Consecration thus constitutes the only unconditional surrender which is also a total victory!”

Enduring to the end is the victory of consecration.

Shadrach, Meshach, and Abed-nego displayed the victory of consecration, too.  They told the king they knew God could deliver them from the burning fiery furnace and out of the hand of the king,

But if not. . . .

If it wasn’t the Lord’s will to deliver them, for them to perish in the flame, they would not bow to the king or his idol.  They would not forsake their covenants.  They would not deny their faith.

They would endure to the end, come what may.

I see this same strength and determination in every person I’ve seen speak or post about their experience at the chapel.  The daughter of Craig Hayden, who was shot while kneeling next to her, wrote of her experience.  Her sister-in-law urged everyone to share it:

When [the shooter] came over to me I felt very calm, peaceful even as I kneeled next to my dad, my hands still on dad. It felt like a long time I stared into his eyes while answering his question.  The only way I can describe it is I saw into his soul. I never took my eyes off his eyes, something happened, I saw pain, he felt lost. I deeply felt it with every fiber of my being. I forgave him, I forgave him right there, not in words, but with my heart.
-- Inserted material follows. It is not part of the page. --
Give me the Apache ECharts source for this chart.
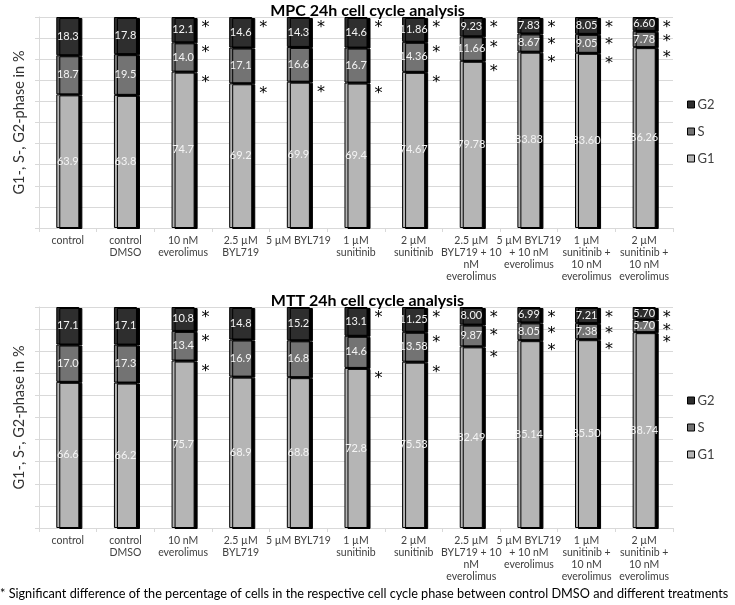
<!DOCTYPE html>
<html>
<head>
<meta charset="utf-8">
<script src="https://cdn.jsdelivr.net/npm/echarts@6/dist/echarts.min.js"></script>
<style>html,body{margin:0;padding:0;background:#fff}#c{width:735px;height:605px}</style>
</head>
<body>
<div id="c"></div>
<script>
var categories = ['control', 'control\nDMSO', '10 nM\neverolimus', '2.5 µM\nBYL719', '5 µM BYL719',
  '1 µM\nsunitinib', '2 µM\nsunitinib', '2.5 µM\nBYL719 + 10\nnM\neverolimus',
  '5 µM BYL719\n+ 10 nM\neverolimus', '1 µM\nsunitinib +\n10 nM\neverolimus', '2 µM\nsunitinib +\n10 nM\neverolimus'];
var decimals = [1, 1, 1, 1, 1, 1, 2, 2, 2, 2, 2];

// MPC 24h
var mpcG1 = [63.9, 63.8, 74.7, 69.2, 69.9, 69.4, 74.67, 79.78, 83.83, 83.60, 86.26];
var mpcS  = [18.7, 19.5, 14.0, 17.1, 16.6, 16.7, 14.36, 11.66, 8.67, 9.05, 7.78];
var mpcG2 = [18.3, 17.8, 12.1, 14.6, 14.3, 14.6, 11.86, 9.23, 7.83, 8.05, 6.60];
var mpcSigG1 = [0, 0, 1, 1, 1, 1, 1, 1, 1, 1, 1];
var mpcSigS  = [0, 0, 1, 0, 0, 0, 1, 1, 1, 1, 1];
var mpcSigG2 = [0, 0, 1, 1, 1, 1, 1, 1, 1, 1, 1];

// MTT 24h
var mttG1 = [66.6, 66.2, 75.7, 68.9, 68.8, 72.8, 75.53, 82.49, 85.14, 85.50, 88.74];
var mttS  = [17.0, 17.3, 13.4, 16.9, 16.8, 14.6, 13.58, 9.87, 8.05, 7.38, 5.70];
var mttG2 = [17.1, 17.1, 10.8, 14.8, 15.2, 13.1, 11.25, 8.00, 6.99, 7.21, 5.70];
var mttSigG1 = [0, 0, 1, 0, 0, 1, 1, 1, 1, 1, 1];
var mttSigS  = [0, 0, 1, 0, 0, 0, 1, 1, 1, 1, 1];
var mttSigG2 = [0, 0, 1, 0, 0, 1, 1, 1, 1, 1, 1];

var FONT = 'Lato';
var COLORS = {G1: '#b5b5b5', S: '#737373', G2: '#2e2e2e'};

function pct(arr, a, b, c) {
  return arr.map(function (v, i) { return v / (a[i] + b[i] + c[i]) * 100; });
}

function buildSeries(idx, g1, s, g2, sg1, ss, sg2) {
  var parts = [['G1', g1, sg1], ['S', s, ss], ['G2', g2, sg2]];
  var out = [];
  parts.forEach(function (p) {
    var raw = p[1];
    var vals = pct(raw, g1, s, g2);
    out.push({
      name: p[0], type: 'bar', stack: 'main' + idx, xAxisIndex: idx, yAxisIndex: idx,
      barWidth: '40%', barGap: '-100%',
      data: vals.map(function (v, i) { return {value: v, raw: raw[i], dec: decimals[i]}; }),
      itemStyle: {color: COLORS[p[0]], borderColor: '#000', borderWidth: 1,
        shadowColor: '#000', shadowOffsetX: 3, shadowOffsetY: 1, shadowBlur: 0},
      label: {show: true, position: 'inside', color: '#f4f4f4', fontSize: 11, fontFamily: FONT,
        formatter: function (d) { return d.data.raw.toFixed(d.data.dec); }},
      emphasis: {disabled: true}, silent: true, animation: false
    });
  });
  parts.forEach(function (p) {
    var sig = p[2];
    var vals = pct(p[1], g1, s, g2);
    out.push({
      name: p[0] + ' sig', type: 'bar', stack: 'sig' + idx, xAxisIndex: idx, yAxisIndex: idx,
      barWidth: '40%', barGap: '-100%',
      data: vals.map(function (v, i) { return {value: v, sig: sig[i]}; }),
      itemStyle: {color: 'rgba(0,0,0,0)'},
      label: {show: true, position: ['100%', 0], offset: [7, 3], color: '#000', fontSize: 16,
        fontFamily: 'DejaVu Sans',
        formatter: function (d) { return d.data.sig ? '*' : ''; }},
      emphasis: {disabled: true}, silent: true, animation: false
    });
  });
  return out;
}

function xAxis(idx) {
  return {
    type: 'category', gridIndex: idx, data: categories,
    axisLine: {lineStyle: {color: '#d9d9d9'}},
    axisTick: {show: true, interval: 0, length: 4, lineStyle: {color: '#d9d9d9'}},
    axisLabel: {interval: 0, color: '#404040', fontSize: 10.5, fontFamily: FONT, lineHeight: 12, margin: 7}
  };
}
function yAxis(idx) {
  return {
    type: 'value', gridIndex: idx, min: 0, max: 100, interval: 10,
    axisLabel: {show: false},
    axisLine: {show: true, lineStyle: {color: '#d9d9d9'}},
    axisTick: {show: true, length: 4, lineStyle: {color: '#d9d9d9'}},
    splitLine: {lineStyle: {color: '#d9d9d9'}},
    name: 'G1-, S-, G2-phase in %', nameLocation: 'middle', nameGap: 12, nameRotate: 90,
    nameTextStyle: {fontSize: 14.5, color: '#333', fontFamily: FONT}
  };
}
function legend(top) {
  return {
    data: ['G2', 'S', 'G1'], orient: 'vertical', left: 682, top: top, itemWidth: 7, itemHeight: 7,
    itemGap: 14, icon: 'rect', selectedMode: false,
    itemStyle: {borderColor: '#000', borderWidth: 1},
    textStyle: {fontSize: 13, color: '#404040', fontFamily: FONT, padding: [0, 0, 0, -2]}
  };
}

var chart = echarts.init(document.getElementById('c'));
chart.setOption({
  animation: false,
  title: [
    {text: 'MPC 24h cell cycle analysis', left: 'center', top: -2,
      textStyle: {fontSize: 16, fontWeight: 'bold', color: '#000', fontFamily: FONT}},
    {text: 'MTT 24h cell cycle analysis', left: 'center', top: 288,
      textStyle: {fontSize: 16, fontWeight: 'bold', color: '#000', fontFamily: FONT}},
    {text: '* Significant difference of the percentage of cells in the respective cell cycle phase between control DMSO and different treatments',
      left: 0, top: 587, padding: 0,
      textStyle: {fontSize: 12.7, fontWeight: 'normal', color: '#000', fontFamily: FONT}}
  ],
  legend: [legend(93), legend(389)],
  grid: [
    {left: 39, right: 62, top: 17, height: 211},
    {left: 39, right: 62, top: 307, height: 221}
  ],
  xAxis: [xAxis(0), xAxis(1)],
  yAxis: [yAxis(0), yAxis(1)],
  series: buildSeries(0, mpcG1, mpcS, mpcG2, mpcSigG1, mpcSigS, mpcSigG2)
    .concat(buildSeries(1, mttG1, mttS, mttG2, mttSigG1, mttSigS, mttSigG2))
});
</script>
</body>
</html>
Her fearless love matters.

Written by the daughter of shooting victim Craig Hayden via Jennifer Hayden

Enduring to the end is the victory of charity and peacemaking.

This image of the ubiquitous chapel Welcome Visitors plaque depicts both definitions of enduring to the end.  It lasted, it remained.  And its ardent, important message, surrounded by charred scars, is the perfect visual of suffering patiently.

visitors welcome - enduring to the end
Visitors Welcome plaque at the Grand Blanc, Michigan, chapel

May “the peace of God, which passeth all understanding” be with our brothers and sisters in Grand Blanc, Michigan, whose lives have testified of the Giver of that peace, and may it spread to every heart through all the world.